A Tynemouth museum would teach people about:

  • The Iron Age settlement on Penbal Crag
  • The medieval monastery, its 3 kings and the Viking invasions
  • The strategic and political significance of the Castle & Priory
  • The TVLB, infamous shipwrecks and the Black Middens
  • The rise of Tynemouth as a centre of tourism and the arrival of the railway
  • Tynemouth’s relationship to North Shields and its role as a county borough
  • The interesting geography of the area

A museum could be a valuable and interactive educational resource from which community initiatives like treasure hunts and tours could be launched, and where exhibitions and talks could take place. That would do more for the community than a defunct and long-closed library that would inevitably remain underutilised if reopened.

We have a perfectly good library with a well-organised local records section in North Shields.
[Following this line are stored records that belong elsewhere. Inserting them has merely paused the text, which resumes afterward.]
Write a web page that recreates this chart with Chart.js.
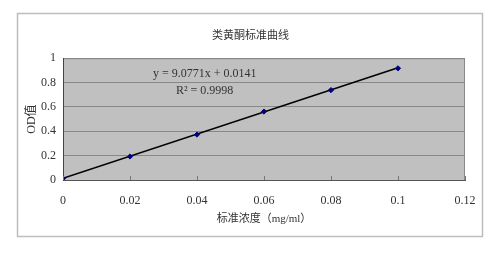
<!DOCTYPE html>
<html>
<head>
<meta charset="utf-8">
<script src="https://cdn.jsdelivr.net/npm/chart.js@4/dist/chart.umd.min.js"></script>
<style>
  html, body { margin: 0; padding: 0; background: #fff; }
  #wrap { width: 501px; height: 254px; }
</style>
</head>
<body>
<div id="wrap"><canvas id="c" width="501" height="254"></canvas></div>
<script>
const concentrations = [0, 0.02, 0.04, 0.06, 0.08, 0.1];
const odValues = [0.012, 0.193, 0.373, 0.562, 0.738, 0.917];
const trendX = [0, 0.1];
const trendY = [0.0141, 0.9218];
const xTickLabels = ["0", "0.02", "0.04", "0.06", "0.08", "0.1", "0.12"];
const yTickLabels = ["0", "0.2", "0.4", "0.6", "0.8", "1"];
const equationLines = ["y = 9.0771x + 0.0141", "R² = 0.9998"];

const SERIF = '"Liberation Serif", "Noto Sans CJK SC", serif';

const frame = {
  id: "frame",
  beforeDraw(chart) {
    const { ctx, chartArea: a } = chart;
    ctx.save();
    ctx.fillStyle = "#fff";
    ctx.fillRect(0, 0, chart.width, chart.height);
    ctx.strokeStyle = "#bdbdbd";
    ctx.lineWidth = 1.5;
    ctx.strokeRect(17.5, 13.5, 465, 223);
    ctx.fillStyle = "#c0c0c0";
    ctx.fillRect(a.left, a.top, a.right - a.left, a.bottom - a.top);
    ctx.strokeStyle = "#888";
    ctx.lineWidth = 1;
    ctx.strokeRect(a.left + 0.5, a.top + 0.5, a.right - a.left - 1, a.bottom - a.top);
    ctx.restore();
  },
  afterDraw(chart) {
    const { ctx, chartArea: a, scales } = chart;
    ctx.save();
    // inside tick marks on the x axis
    ctx.strokeStyle = "#777";
    ctx.lineWidth = 1;
    scales.x.ticks.forEach((t) => {
      const px = Math.round(scales.x.getPixelForValue(t.value)) + 0.5;
      ctx.beginPath();
      ctx.moveTo(px, a.bottom);
      ctx.lineTo(px, a.bottom - 4);
      ctx.stroke();
    });
    ctx.fillStyle = "#333";
    ctx.font = "12px " + SERIF;
    ctx.textBaseline = "middle";
    ctx.fillText(equationLines[0], 153, 74);
    ctx.fillText(equationLines[1], 176, 91);
    ctx.restore();
  },
};

new Chart(document.getElementById("c"), {
  data: {
    datasets: [
      {
        type: "scatter",
        label: "OD",
        data: concentrations.map((x, i) => ({ x, y: odValues[i] })),
        pointStyle: "rectRot",
        pointRadius: 2.6,
        backgroundColor: "#000080",
        borderColor: "#000080",
        borderWidth: 1,
      },
      {
        type: "line",
        label: "trend",
        data: trendX.map((x, i) => ({ x, y: trendY[i] })),
        borderColor: "#000",
        borderWidth: 1.6,
        pointRadius: 0,
        fill: false,
      },
    ],
  },
  options: {
    responsive: false,
    animation: false,
    layout: { padding: { left: 23, right: 23, top: 0, bottom: 26 } },
    plugins: {
      legend: { display: false },
      tooltip: { enabled: false },
      title: {
        display: true,
        text: "类黄酮标准曲线",
        color: "#333",
        font: { family: SERIF, size: 11, weight: "normal" },
        padding: { top: 30, bottom: 15 },
      },
    },
    scales: {
      x: {
        type: "linear",
        min: 0,
        max: 0.12,
        ticks: {
          stepSize: 0.02,
          padding: 6,
          color: "#333",
          font: { family: SERIF, size: 12 },
          callback: (v, i) => xTickLabels[i],
        },
        grid: { display: false },
        border: { display: true, color: "#555", width: 1 },
        title: {
          display: true,
          text: "标准浓度（mg/ml）",
          color: "#333",
          font: { family: SERIF, size: 11 },
          padding: { top: 0, bottom: 2 },
        },
        afterFit(scale) { scale.height = 48; },
      },
      y: {
        type: "linear",
        min: 0,
        max: 1,
        ticks: {
          stepSize: 0.2,
          padding: 7,
          color: "#333",
          font: { family: SERIF, size: 12 },
          callback: (v, i) => yTickLabels[i],
        },
        grid: { color: "#888", lineWidth: 1, drawTicks: false },
        border: { display: true, color: "#444", width: 1 },
        title: {
          display: true,
          text: "OD值",
          color: "#333",
          font: { family: SERIF, size: 12 },
          padding: { top: 2, bottom: 0 },
        },
        afterFit(scale) { scale.width = 40; },
      },
      pad: {
        type: "linear",
        position: "right",
        ticks: { display: false },
        grid: { display: false },
        border: { display: false },
        afterFit(scale) { scale.width = 13; },
      },
    },
  },
  plugins: [frame],
});
</script>
</body>
</html>
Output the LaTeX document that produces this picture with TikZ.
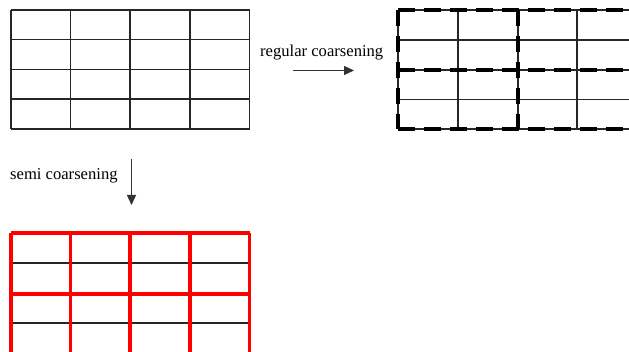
\documentclass[tikz,border=0pt]{standalone}
\usepackage{fontspec}
\setmainfont{Liberation Serif}
\usetikzlibrary{arrows.meta}
\begin{document}
\begin{tikzpicture}[x=1pt,y=-1pt,
  thinline/.style={draw=black!85, line width=1.3pt},
  coarsedash/.style={draw=black, line width=3.8pt, dash pattern=on 16.5pt off 9.5pt},
  redline/.style={draw=red, line width=3.4pt},
  label/.style={font=\fontsize{16.6}{16.6}\selectfont, inner sep=0pt, anchor=base west},
  arrowline/.style={draw=black!80, line width=1.3pt, -{Triangle[length=10pt,width=9pt]}}]
\useasboundingbox (0,0) rectangle (629,352);
\clip (0,0) rectangle (629,352);
\fill[white] (0,0) rectangle (629,352);

% fine grid
\foreach \x in {11,70.5,130,190,249.5} \draw[thinline] (\x,10) -- (\x,129);
\foreach \y in {10,39.5,69.5,99,129} \draw[thinline] (11,\y) -- (249.5,\y);

% regular coarsening: the fine grid, every other line overdrawn dashed
\foreach \x in {398,458,518,577} \draw[thinline] (\x,10) -- (\x,129);
\foreach \y in {10,40,70,99.5,129} \draw[thinline] (398,\y) -- (640,\y);
\foreach \y in {10,70,129} \draw[coarsedash] (398,\y) -- (640,\y);
\foreach \x in {398,518} \draw[coarsedash] (\x,10) -- (\x,129);

% semi coarsening: coarse lines in red
\foreach \y in {263,323} \draw[thinline] (11,\y) -- (249.5,\y);
\foreach \y in {233,294,354} \draw[redline] (11,\y) -- (249.5,\y);
\foreach \x in {11,70.5,130,190,249.5} \draw[redline] (\x,233) -- (\x,356);

% labels and arrows
\node[label] (reg) at (260,57) {regular coarsening};
\coordinate (regA) at (293,70.5);
\coordinate (regB) at (354,70.5);
\draw[arrowline] (regA) -- (regB);

\node[label] (semi) at (10,179.5) {semi coarsening};
\coordinate (semiA) at (131.5,159);
\coordinate (semiB) at (131.5,205);
\draw[arrowline] (semiA) -- (semiB);
\end{tikzpicture}
\end{document}
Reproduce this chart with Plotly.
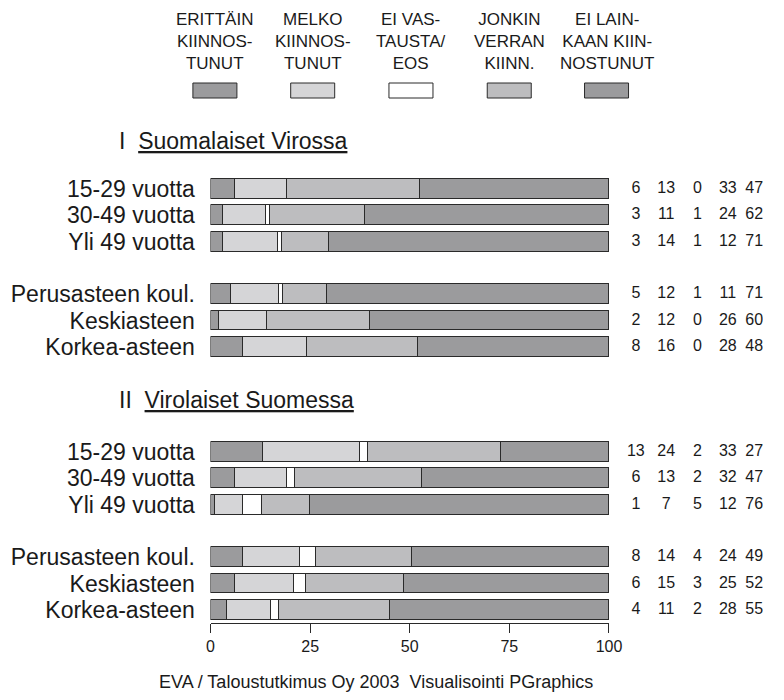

This is a great community hub that gives people a place to visit and a chance to use Shields for shopping. 

Tynemouth though, in my view, should be playing to its own strengths and bringing the most benefit it can to the village by enhancing its unique cultural capital.


2 thoughts on “The Case for a Tynemouth Museum”

  1. An alternative option would be a tourist information centre that could offer guided tours as well as sell combined tickets for the Priory, the Watch House and the museum.

  2. Famous artists, Victor Noble Rainbird and Winslow Homer both resided in North Shields and Tynemouth. A flight of steps leading down towards the Fish Quay once served as the inspiration for Laurel And Hardy’s famous piano on the stairs scene. The area is rich in history that is being sadly forgotten whilst wine bars and shops take over, their only purpose – to make money. A shame.